During the execution of the pipeline, DSS references the view (instead of the the table backing the virtualized dataset) by using the view name. The view name contains these components:
[tableName]: name of the table from which the view is derived
[partitionID]: ID of the partition corresponding to the view (if working with a partitioned SQL table dataset)
[randomString]: randomly-generated 5-character alphanumeric string
Using these components, views are named as follows:
prefix:
DSSVIEW_middle:
[tableName]_[partitionID]suffix:
_[randomString]
Because some databases have strict limits on the length of view names, the middle characters in the view name [tableName]_[partitionID] may be truncated to ensure that the prefix and suffix fit.
DSS has a process for automatically cleaning up all temporary views at the end of pipelines. In some rare cases, views may however be left behind. DSS contains a macro that attempts to clean up any old view.
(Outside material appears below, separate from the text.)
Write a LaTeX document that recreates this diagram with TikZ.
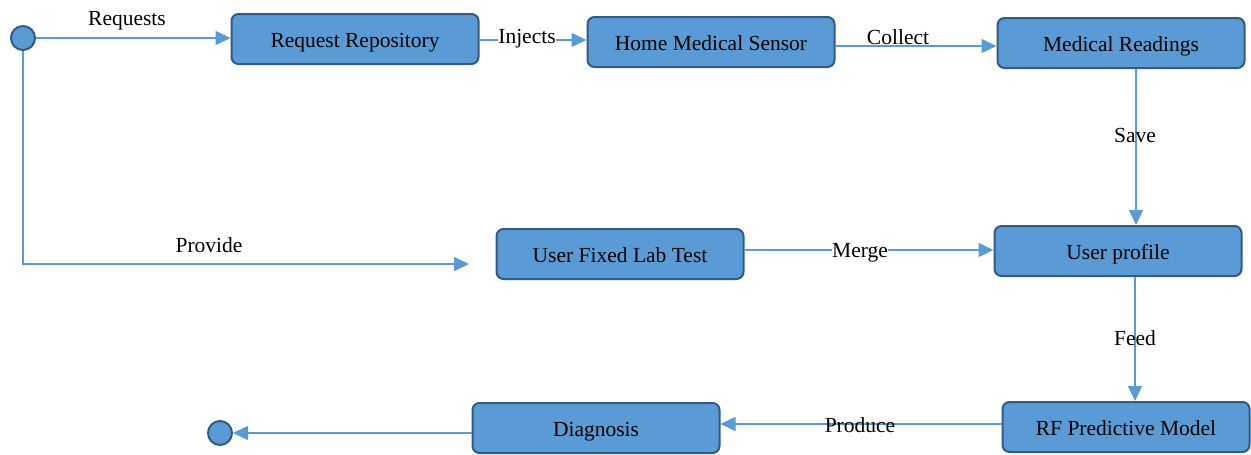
\documentclass[tikz,border=0pt]{standalone}
\usepackage{fontspec}
\setmainfont{Liberation Serif}
\usetikzlibrary{arrows.meta}
\definecolor{boxfill}{HTML}{5B9BD5}
\definecolor{boxdraw}{HTML}{2F5B85}
\definecolor{linecol}{HTML}{5B9BD5}
\begin{document}
\begin{tikzpicture}[x=1pt,y=-1pt,
  state/.style={draw=boxdraw,fill=boxfill,line width=2pt,rounded corners=7pt,
    minimum width=247pt,minimum height=50pt,font=\fontsize{21.5}{24}\selectfont,inner sep=0pt,text depth=0pt,text height=16pt},
  endpoint/.style={circle,draw=boxdraw,fill=boxfill,line width=2pt,minimum size=24pt,inner sep=0pt},
  conn/.style={draw=linecol,line width=1.5pt,-{Triangle[length=15pt,width=14pt]}},
  lbl/.style={font=\fontsize{21.5}{24}\selectfont,inner sep=1pt,yshift=-2.5pt}]
\useasboundingbox (0,0) rectangle (1251,455);
\node[endpoint] (start) at (23,38) {};
\node[state] (rr) at (355,39) {Request Repository};
\node[state] (hms) at (711,42) {Home Medical Sensor};
\node[state] (mr) at (1121,43) {Medical Readings};
\node[state] (uflt) at (620,254) {User Fixed Lab Test};
\node[state] (up) at (1118,251) {User profile};
\node[state] (rf) at (1126,427) {RF Predictive Model};
\node[state] (diag) at (596,428) {Diagnosis};
\node[endpoint] (end) at (220,433) {};
\coordinate (provend) at (469,264);

\draw[conn] (start.east) -- (rr.west |- start.east);
\node[lbl] at (127,18) {Requests};
\draw[conn] (rr.east |- 0,40) -- (hms.west |- 0,40);
\node[lbl,fill=white,inner sep=0pt] at (527,36) {Injects};
\draw[conn] (hms.east |- 0,46) -- (mr.west |- 0,46);
\node[lbl] at (898,35) {Collect};
\draw[conn] (mr.south -| 1136,0) -- (up.north -| 1136,0);
\node[lbl] at (1135,133) {Save};
\draw[conn] (start.south) |- (provend);
\node[lbl] at (209,243) {Provide};
\draw[conn] (uflt.east |- 0,250) -- (up.west |- 0,250);
\node[lbl,fill=white,inner sep=0pt] at (860,250) {Merge};
\draw[conn] (up.south -| 1135,0) -- (rf.north -| 1135,0);
\node[lbl] at (1135,336) {Feed};
\draw[conn] (rf.west |- 0,424) -- (diag.east |- 0,424);
\node[lbl] at (860,423) {Produce};
\draw[conn] (diag.west |- 0,433) -- (end.east);
\end{tikzpicture}
\end{document}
You can find it alongside the other macros under the name “Drop pipeline views”. You must have full DSS Administrator privileges to run it. If you run into a pipeline execution error that is linked to old views being left behind, you can use the naming convention DSSVIEW_[tableName]_[partitionID]_[randomString] to find the views that DSS created, and manually drop them.
Limitations¶
The SQL datasets must be part of the same database connection
The following are not supported:
SQL script recipes
SQL query recipes with multiple statements
TopN visual recipes with a “Remaining rows” output dataset
Pivot visual recipes with the “Recompute schema at each run” option enabled
Split visual recipes using “Dispatch percentiles of sorted data” or “Full random” mode
Generate features visual recipes
In some cases, even if a dataset is configured as virtualizable, DSS may still write it during the execution of the SQL pipeline. This happens when there are some technical constraints on the dataset that prevent the dataset from being virtualized.
While the SQL pipeline feature is supported, you may encounter some edge cases. In that case, note that pipelines can still be disabled on a per-project basis, and Dataiku Support may request that you do so.